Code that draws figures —
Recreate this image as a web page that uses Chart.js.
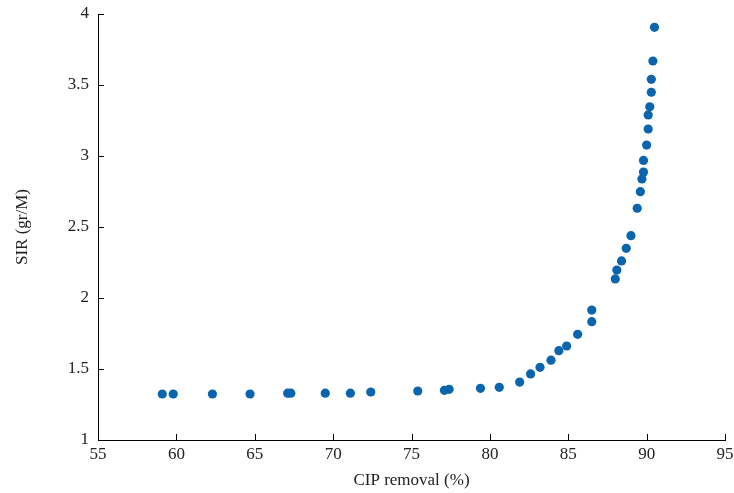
<!DOCTYPE html>
<html>
<head>
<meta charset="utf-8">
<script src="https://cdn.jsdelivr.net/npm/chart.js@4"></script>
<style>
  html, body { margin: 0; padding: 0; background: #fff; }
  #wrap { width: 734px; height: 493px; }
</style>
</head>
<body>
<div id="wrap"><canvas id="sirChart" width="734" height="493"></canvas></div>
<script>
// CIP removal (%) vs SIR (gr/M)
const cipRemoval = [
  59.1, 59.8, 62.3, 64.7, 67.1, 67.3, 69.5, 71.1, 72.4, 75.4,
  77.1, 77.4, 79.4, 80.6, 81.9, 82.6, 83.2, 83.9, 84.4, 84.9,
  85.6, 86.5, 86.5, 88.0, 88.1, 88.4, 88.7, 89.0, 89.4, 89.6,
  89.7, 89.8, 89.8, 90.0, 90.1, 90.1, 90.2, 90.3, 90.3, 90.4, 90.5
];
const sirValues = [
  1.324, 1.324, 1.324, 1.324, 1.33, 1.33, 1.33, 1.33, 1.338, 1.345,
  1.35, 1.357, 1.364, 1.371, 1.408, 1.465, 1.512, 1.562, 1.629, 1.662,
  1.744, 1.833, 1.915, 2.134, 2.197, 2.261, 2.35, 2.439, 2.632, 2.749,
  2.838, 2.887, 2.969, 3.077, 3.19, 3.289, 3.347, 3.449, 3.54, 3.669, 3.906
];

const xTicks = [55, 60, 65, 70, 75, 80, 85, 90, 95];
const yTicks = [1, 1.5, 2, 2.5, 3, 3.5, 4];

const points = cipRemoval.map((x, i) => ({ x: x, y: sirValues[i] }));

// small inward tick marks like the original figure
const inwardTicks = {
  id: 'inwardTicks',
  afterDraw(chart) {
    const ctx = chart.ctx;
    const xs = chart.scales.x, ys = chart.scales.y;
    ctx.save();
    ctx.strokeStyle = '#000';
    ctx.lineWidth = 1;
    ctx.beginPath();
    xTicks.forEach(v => {
      const px = Math.round(xs.getPixelForValue(v)) + 0.5;
      ctx.moveTo(px, ys.bottom);
      ctx.lineTo(px, ys.bottom - 6);
    });
    yTicks.forEach(v => {
      const py = Math.round(ys.getPixelForValue(v)) + 0.5;
      ctx.moveTo(xs.left, py);
      ctx.lineTo(xs.left + 6, py);
    });
    ctx.stroke();
    ctx.restore();
  }
};

const serif = { family: '"Liberation Serif", "DejaVu Serif", serif', size: 17 };

new Chart(document.getElementById('sirChart'), {
  type: 'scatter',
  data: {
    datasets: [{
      data: points,
      backgroundColor: '#0b65ae',
      borderColor: '#0b65ae',
      borderWidth: 0,
      pointRadius: 4.6,
      pointHoverRadius: 4.6
    }]
  },
  options: {
    responsive: false,
    animation: false,
    layout: { padding: { top: 14, right: 9, left: 12, bottom: 0 } },
    plugins: {
      legend: { display: false },
      tooltip: { enabled: false }
    },
    scales: {
      x: {
        type: 'linear',
        min: 55,
        max: 95,
        afterBuildTicks: s => { s.ticks = xTicks.map(v => ({ value: v })); },
        afterFit: s => { s.height = 53; s.paddingLeft = 0; s.paddingRight = 0; },
        grid: { display: false, drawTicks: false },
        border: { display: true, color: '#000', width: 1 },
        ticks: { font: serif, color: '#222', padding: 4, maxRotation: 0, callback: v => String(v) },
        title: { display: true, text: 'CIP removal (%)', font: serif, color: '#222', padding: { top: 0, bottom: 2 } }
      },
      y: {
        type: 'linear',
        min: 1,
        max: 4,
        afterBuildTicks: s => { s.ticks = yTicks.map(v => ({ value: v })); },
        afterFit: s => { s.width = 86; s.paddingTop = 0; s.paddingBottom = 0; },
        grid: { display: false, drawTicks: false },
        border: { display: true, color: '#000', width: 1 },
        ticks: { font: serif, color: '#222', padding: 9, callback: v => String(v) },
        title: { display: true, text: 'SIR (gr/M)', font: serif, color: '#222', padding: { top: 0, bottom: 0 } }
      }
    }
  },
  plugins: [inwardTicks]
});
</script>
</body>
</html>
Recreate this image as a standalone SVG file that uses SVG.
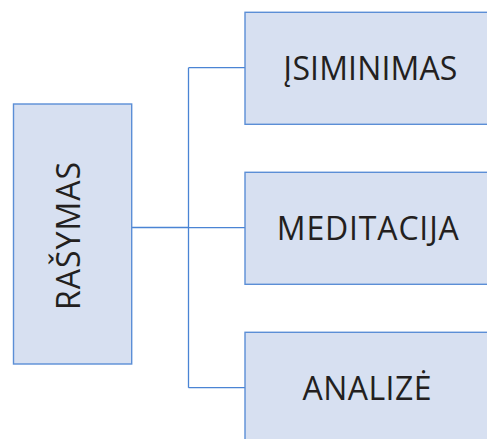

EXERCISE INSTRUCTIONS — Output the entries above exactly, without their pictures.

RESULT OF THIS EXERCISE —
Recreate this image as a web page that uses Chart.js.
<!DOCTYPE html>
<html>
<head>
<meta charset="utf-8">
<script src="https://cdn.jsdelivr.net/npm/chart.js@4"></script>
<style>
  html, body { margin: 0; padding: 0; background: #fff; }
  #wrap { width: 734px; height: 493px; }
</style>
</head>
<body>
<div id="wrap"><canvas id="sirChart" width="734" height="493"></canvas></div>
<script>
// CIP removal (%) vs SIR (gr/M)
const cipRemoval = [
  59.1, 59.8, 62.3, 64.7, 67.1, 67.3, 69.5, 71.1, 72.4, 75.4,
  77.1, 77.4, 79.4, 80.6, 81.9, 82.6, 83.2, 83.9, 84.4, 84.9,
  85.6, 86.5, 86.5, 88.0, 88.1, 88.4, 88.7, 89.0, 89.4, 89.6,
  89.7, 89.8, 89.8, 90.0, 90.1, 90.1, 90.2, 90.3, 90.3, 90.4, 90.5
];
const sirValues = [
  1.324, 1.324, 1.324, 1.324, 1.33, 1.33, 1.33, 1.33, 1.338, 1.345,
  1.35, 1.357, 1.364, 1.371, 1.408, 1.465, 1.512, 1.562, 1.629, 1.662,
  1.744, 1.833, 1.915, 2.134, 2.197, 2.261, 2.35, 2.439, 2.632, 2.749,
  2.838, 2.887, 2.969, 3.077, 3.19, 3.289, 3.347, 3.449, 3.54, 3.669, 3.906
];

const xTicks = [55, 60, 65, 70, 75, 80, 85, 90, 95];
const yTicks = [1, 1.5, 2, 2.5, 3, 3.5, 4];

const points = cipRemoval.map((x, i) => ({ x: x, y: sirValues[i] }));

// small inward tick marks like the original figure
const inwardTicks = {
  id: 'inwardTicks',
  afterDraw(chart) {
    const ctx = chart.ctx;
    const xs = chart.scales.x, ys = chart.scales.y;
    ctx.save();
    ctx.strokeStyle = '#000';
    ctx.lineWidth = 1;
    ctx.beginPath();
    xTicks.forEach(v => {
      const px = Math.round(xs.getPixelForValue(v)) + 0.5;
      ctx.moveTo(px, ys.bottom);
      ctx.lineTo(px, ys.bottom - 6);
    });
    yTicks.forEach(v => {
      const py = Math.round(ys.getPixelForValue(v)) + 0.5;
      ctx.moveTo(xs.left, py);
      ctx.lineTo(xs.left + 6, py);
    });
    ctx.stroke();
    ctx.restore();
  }
};

const serif = { family: '"Liberation Serif", "DejaVu Serif", serif', size: 17 };

new Chart(document.getElementById('sirChart'), {
  type: 'scatter',
  data: {
    datasets: [{
      data: points,
      backgroundColor: '#0b65ae',
      borderColor: '#0b65ae',
      borderWidth: 0,
      pointRadius: 4.6,
      pointHoverRadius: 4.6
    }]
  },
  options: {
    responsive: false,
    animation: false,
    layout: { padding: { top: 14, right: 9, left: 12, bottom: 0 } },
    plugins: {
      legend: { display: false },
      tooltip: { enabled: false }
    },
    scales: {
      x: {
        type: 'linear',
        min: 55,
        max: 95,
        afterBuildTicks: s => { s.ticks = xTicks.map(v => ({ value: v })); },
        afterFit: s => { s.height = 53; s.paddingLeft = 0; s.paddingRight = 0; },
        grid: { display: false, drawTicks: false },
        border: { display: true, color: '#000', width: 1 },
        ticks: { font: serif, color: '#222', padding: 4, maxRotation: 0, callback: v => String(v) },
        title: { display: true, text: 'CIP removal (%)', font: serif, color: '#222', padding: { top: 0, bottom: 2 } }
      },
      y: {
        type: 'linear',
        min: 1,
        max: 4,
        afterBuildTicks: s => { s.ticks = yTicks.map(v => ({ value: v })); },
        afterFit: s => { s.width = 86; s.paddingTop = 0; s.paddingBottom = 0; },
        grid: { display: false, drawTicks: false },
        border: { display: true, color: '#000', width: 1 },
        ticks: { font: serif, color: '#222', padding: 9, callback: v => String(v) },
        title: { display: true, text: 'SIR (gr/M)', font: serif, color: '#222', padding: { top: 0, bottom: 0 } }
      }
    }
  },
  plugins: [inwardTicks]
});
</script>
</body>
</html>
Recreate this image as a standalone SVG file that uses SVG.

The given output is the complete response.